How many who had been girls with us were no longer alive, had disappeared from the face of the earth because of illness, because their nervous systems had been unable to endure the sandpaper of torments, because their blood had been spilled?

Their femininity, in short, is something they must undergo, and Ferrante renders this undergoing as a series of literal transformations: at those moments where girls and women encounter some iteration of dogma, when they first experience marital sex, for example, or when they become pregnant, they are physically altered. Following her marriage and the violent loss of her virginity in The Story of a New Name, we read that Lila “wanted to tear off her condition of wife.” Later, along with the other girls in the neighborhood, it will seem as though her insides have dematerialized only to be poorly reassembled. We learn that “her entire body seemed to me broader and flatter,” and that “it was as if the bones of her face had become larger, her eyes smaller, and under the skin blood no longer circulated but an opaque liquid.”

In The Second Body, novelist and historian Daisy Hildyard describes Lila’s trauma upon realizing this bodily truth, namely that persons are dissolvable, and that, while this truth extends to male bodies, it has different reverberations for women, whose corporeal shifts are induced by facts of daily life: “When did the transformations begin?” Elena wonders. “With housework? With pregnancies? With beatings?”

Though questions of systemic misogyny and resistance are largely unspoken, their urgency is keenly intuited. Lila is especially driven by a state of surveillance that Ferrante describes in Frantumaglia: A Writer’s Journey, writing that the “female body has learned the need to watch over itself, to take care of its own expansion, its own vigor.” We can see Lila perform this surveillance when she realizes her husband has, against her will, agreed for her wedding portrait to be displayed in the Solaras’ shoe shop. She tells Elena: “If they want to display it, they have to do it the way I say,” following which:

she cut strips of black paper […] and pinned them here and there to the photograph. […] The body of the bride Lila appeared cruelly shredded. Much of the head had disappeared, as had the stomach. There remained an eye, the hand on which the chin rested, the brilliant stain of the mouth, the diagonal stripe of the bust, the line of the crossed legs, the shoes.
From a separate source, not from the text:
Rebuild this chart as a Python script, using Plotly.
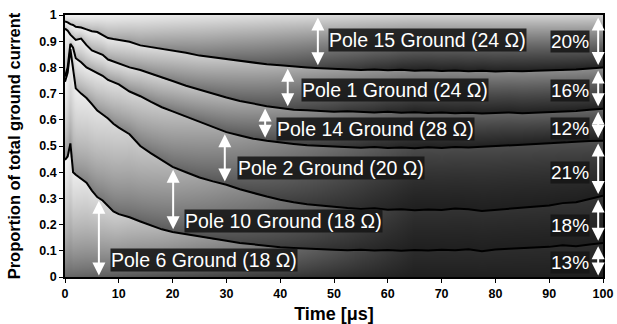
import numpy as np
import plotly.graph_objects as go

# ---------------- data (cumulative proportion boundaries) ----------------
time_us = [0, 0.5, 1, 1.5, 2, 3, 4, 5, 6, 7, 8, 9, 10, 12, 14, 16, 18, 20, 22.5, 25,
           27.5, 30, 32.5, 35, 37.5, 40, 42.5, 45, 47.5, 50, 52.5, 55, 57.5, 60, 62.5,
           65, 67.5, 70, 72.5, 75, 77.5, 80, 82.5, 85, 87.5, 90, 92.5, 95, 97.5, 100]

# top of Pole 6 band
cum_pole6 = [0.447, 0.46, 0.51, 0.40, 0.39, 0.375, 0.36, 0.33, 0.305, 0.292, 0.27, 0.25, 0.24,
             0.228, 0.212, 0.196, 0.182, 0.172, 0.163, 0.155, 0.145, 0.138, 0.13, 0.124, 0.118,
             0.114, 0.111, 0.108, 0.106, 0.104, 0.102, 0.104, 0.101, 0.103, 0.100, 0.103, 0.101,
             0.104, 0.102, 0.106, 0.098, 0.105, 0.108, 0.110, 0.112, 0.115, 0.121, 0.117, 0.124, 0.13]
# top of Pole 10 band
cum_pole10 = [0.745, 0.78, 0.87, 0.80, 0.72, 0.70, 0.683, 0.66, 0.635, 0.62, 0.605, 0.585, 0.57,
              0.545, 0.50, 0.472, 0.445, 0.42, 0.40, 0.38, 0.365, 0.352, 0.335, 0.32, 0.307,
              0.295, 0.285, 0.278, 0.272, 0.268, 0.263, 0.260, 0.262, 0.257, 0.259, 0.255, 0.258,
              0.256, 0.261, 0.259, 0.252, 0.256, 0.262, 0.265, 0.268, 0.273, 0.282, 0.285, 0.298, 0.31]
# top of Pole 2 band
cum_pole2 = [0.765, 0.80, 0.89, 0.875, 0.835, 0.82, 0.80, 0.79, 0.777, 0.768, 0.752, 0.742, 0.735,
             0.708, 0.69, 0.668, 0.648, 0.632, 0.612, 0.592, 0.572, 0.553, 0.54, 0.528, 0.52,
             0.513, 0.508, 0.503, 0.50, 0.497, 0.495, 0.493, 0.496, 0.492, 0.494, 0.491, 0.495,
             0.492, 0.496, 0.494, 0.497, 0.499, 0.503, 0.505, 0.508, 0.511, 0.515, 0.517, 0.519, 0.52]
# top of Pole 14 band
cum_pole14 = [0.948, 0.94, 0.925, 0.915, 0.905, 0.91, 0.885, 0.865, 0.855, 0.848, 0.83, 0.822, 0.815,
              0.80, 0.79, 0.775, 0.76, 0.748, 0.73, 0.714, 0.70, 0.685, 0.672, 0.662, 0.652,
              0.645, 0.638, 0.636, 0.633, 0.631, 0.633, 0.630, 0.628, 0.631, 0.627, 0.629, 0.626,
              0.628, 0.625, 0.627, 0.624, 0.626, 0.628, 0.625, 0.627, 0.629, 0.631, 0.634, 0.638, 0.642]
# top of Pole 1 band
cum_pole1 = [0.975, 0.972, 0.965, 0.962, 0.955, 0.952, 0.945, 0.938, 0.935, 0.925, 0.912, 0.908, 0.905,
             0.898, 0.884, 0.878, 0.872, 0.865, 0.856, 0.845, 0.838, 0.833, 0.826, 0.818, 0.812,
             0.808, 0.803, 0.800, 0.797, 0.795, 0.792, 0.790, 0.792, 0.789, 0.791, 0.787, 0.789,
             0.786, 0.788, 0.785, 0.787, 0.784, 0.786, 0.785, 0.787, 0.788, 0.790, 0.792, 0.796, 0.80]

pole_names = ["Pole 6 Ground (18 Ω)", "Pole 10 Ground (18 Ω)", "Pole 2 Ground (20 Ω)",
              "Pole 14 Ground (28 Ω)", "Pole 1 Ground (24 Ω)", "Pole 15 Ground (24 Ω)"]
pole_share_pct = [13, 18, 21, 12, 16, 20]

# label / arrow placement (time positions)
label_x = [8.3, 22.1, 31.9, 39.3, 43.9, 48.8]
label_y = [0.063, 0.212, 0.416, 0.565, 0.714, 0.905]
arrow_x = [6.3, 20.1, 29.7, 37.2, 41.4, 47.0]
pct_y = [0.057, 0.197, 0.397, 0.565, 0.71, 0.897]
right_arrow_x = 99.1
pct_x = 97.6

# ---------------- figure ----------------
t = np.array(time_us, dtype=float)
curves = [cum_pole6, cum_pole10, cum_pole2, cum_pole14, cum_pole1]

# gradient background built from the band boundaries
tg = np.linspace(0, 100, 321)
yg = np.linspace(0, 1, 263)
bounds = [np.zeros_like(tg)] + [np.interp(tg, t, c) for c in curves] + [np.ones_like(tg)]
Y = yg[:, None]
TT = tg[None, :]
s = np.clip(TT / 65.0, 0, 1) ** 0.85
top_b = (1 - s) * 0.96 + s * (0.17 + 0.66 * Y ** 2.3)
bot_b = (1 - s) * (0.40 + 0.38 * Y) + s * 0.12
z = np.zeros((len(yg), len(tg)))
for k in range(6):
    lo = bounds[k][None, :]
    hi = bounds[k + 1][None, :]
    r = np.clip((Y - lo) / np.maximum(hi - lo, 1e-6), 0, 1)
    val = bot_b + (top_b - bot_b) * r ** 0.8
    mask = (Y >= lo) & (Y <= hi)
    z = np.where(mask, val, z)

fig = go.Figure()
fig.add_trace(go.Heatmap(x=tg, y=yg, z=z, colorscale=[[0, "black"], [1, "white"]],
                         zmin=0, zmax=1, showscale=False, hoverinfo="skip", zsmooth="fast"))
for c in curves:
    fig.add_trace(go.Scatter(x=time_us, y=c, mode="lines",
                             line=dict(color="black", width=2), hoverinfo="skip", showlegend=False))

font_fam = "Liberation Sans, Arial, sans-serif"
ann = []


def arrow(x, y0, y1):
    return dict(x=x, y=y0, ax=x, ay=y1, xref="x", yref="y", axref="x", ayref="y",
                text="", showarrow=True, arrowhead=2, startarrowhead=2, arrowside="end+start",
                arrowsize=1.3, startarrowsize=1.3, arrowwidth=2, arrowcolor="white",
                standoff=0, startstandoff=0)


for k in range(6):
    lo_arr = bounds[k]
    hi_arr = bounds[k + 1]
    xa = arrow_x[k]
    lo = float(np.interp(xa, tg, lo_arr))
    hi = float(np.interp(xa, tg, hi_arr))
    ann.append(arrow(xa, hi - 0.01, lo + (0.0 if k == 0 else 0.005)))
    lo_r = float(np.interp(right_arrow_x, tg, lo_arr))
    hi_r = float(np.interp(right_arrow_x, tg, hi_arr))
    ann.append(arrow(right_arrow_x, hi_r - 0.01, lo_r + (0.0 if k == 0 else 0.005)))
    ann.append(dict(x=label_x[k], y=label_y[k], xref="x", yref="y", text=pole_names[k],
                    showarrow=False, xanchor="left", yanchor="middle",
                    font=dict(color="white", size=19.5, family=font_fam),
                    bgcolor="rgba(22,22,22,0.88)", borderpad=0))
    ann.append(dict(x=pct_x, y=pct_y[k], xref="x", yref="y", text=f"{pole_share_pct[k]}%",
                    showarrow=False, xanchor="right", yanchor="middle",
                    font=dict(color="white", size=19, family=font_fam),
                    bgcolor="rgba(22,22,22,0.88)", borderpad=0))

fig.update_layout(
    width=617, height=324,
    margin=dict(l=65, r=14, t=15, b=47),
    paper_bgcolor="white", plot_bgcolor="white",
    showlegend=False,
    annotations=ann,
    font=dict(family=font_fam, color="black"),
)
fig.update_xaxes(range=[0, 100], dtick=10, tick0=0, showgrid=False, zeroline=False,
                 ticks="outside", ticklen=4, tickcolor="black", automargin=False,
                 showline=True, mirror=True, linecolor="black", linewidth=1.5,
                 tickfont=dict(size=12.5, weight="bold", family=font_fam),
                 title=dict(text="Time [μs]", font=dict(size=18, weight="bold", family=font_fam)))
fig.update_yaxes(range=[0, 1], dtick=0.1, tick0=0, showgrid=False, zeroline=False,
                 ticks="outside", ticklen=4, tickcolor="black", automargin=False,
                 showline=True, mirror=True, linecolor="black", linewidth=1.5,
                 tickfont=dict(size=12.5, weight="bold", family=font_fam),
                 title=dict(text="Proportion of total ground current",
                            font=dict(size=16.5, weight="bold", family=font_fam)))

fig.write_html("out.html")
Alert to how her body functions in space and how others seek to employ it, this is only one instance in which Lila forges a rupture in the discourse surrounding her, defying expectation and forcing reconsideration. Ferrante describes this effort of remaining vigilant as recovering “the desire for wakefulness,” and for a long time I thought this desire was innate to Lila’s very flesh. Upon further readings, however, it seems more that, at such times as turning her portrait into a startling collage, she is creating for herself sensations and circumstances to be desirous of. Lila brings into existence something she can then pursue with unrelenting intensity, and creates for herself glimpses of what that desire’s fulfillment might look like. Even if these glimpses are fleeting and ephemeral, even if their emergence is violent, they have nonetheless come into the world.

In rendering divergent passions that she can then move toward, Lila poses a means of altering the condition of a woman’s body. For Ferrante’s girls and women, oppression has proven an embodied process, and its undoing must unfold in similar terms: symptoms of broadening and flattening, of opacity and hollowing, must be answered by “an emotional tendency of the whole body, an expansion and an inflorescence on and around it.”

Can we extract something from this model of acting from desire rather than duty in sustaining resistance, in maintaining and nurturing the desire to stay awake, knowing the hurt wakefulness entails? Can we utilize this sense of “a swelling wave all over” in which “every sense is affectionately active” as a place to work from, and what would such a state mean for activism? I like to think it means the body is replenished even as it endures, and that while it allows you to maintain something resembling resilience, it also allows you remember you are alive, and that some temporarily hidden part of you is flourishing.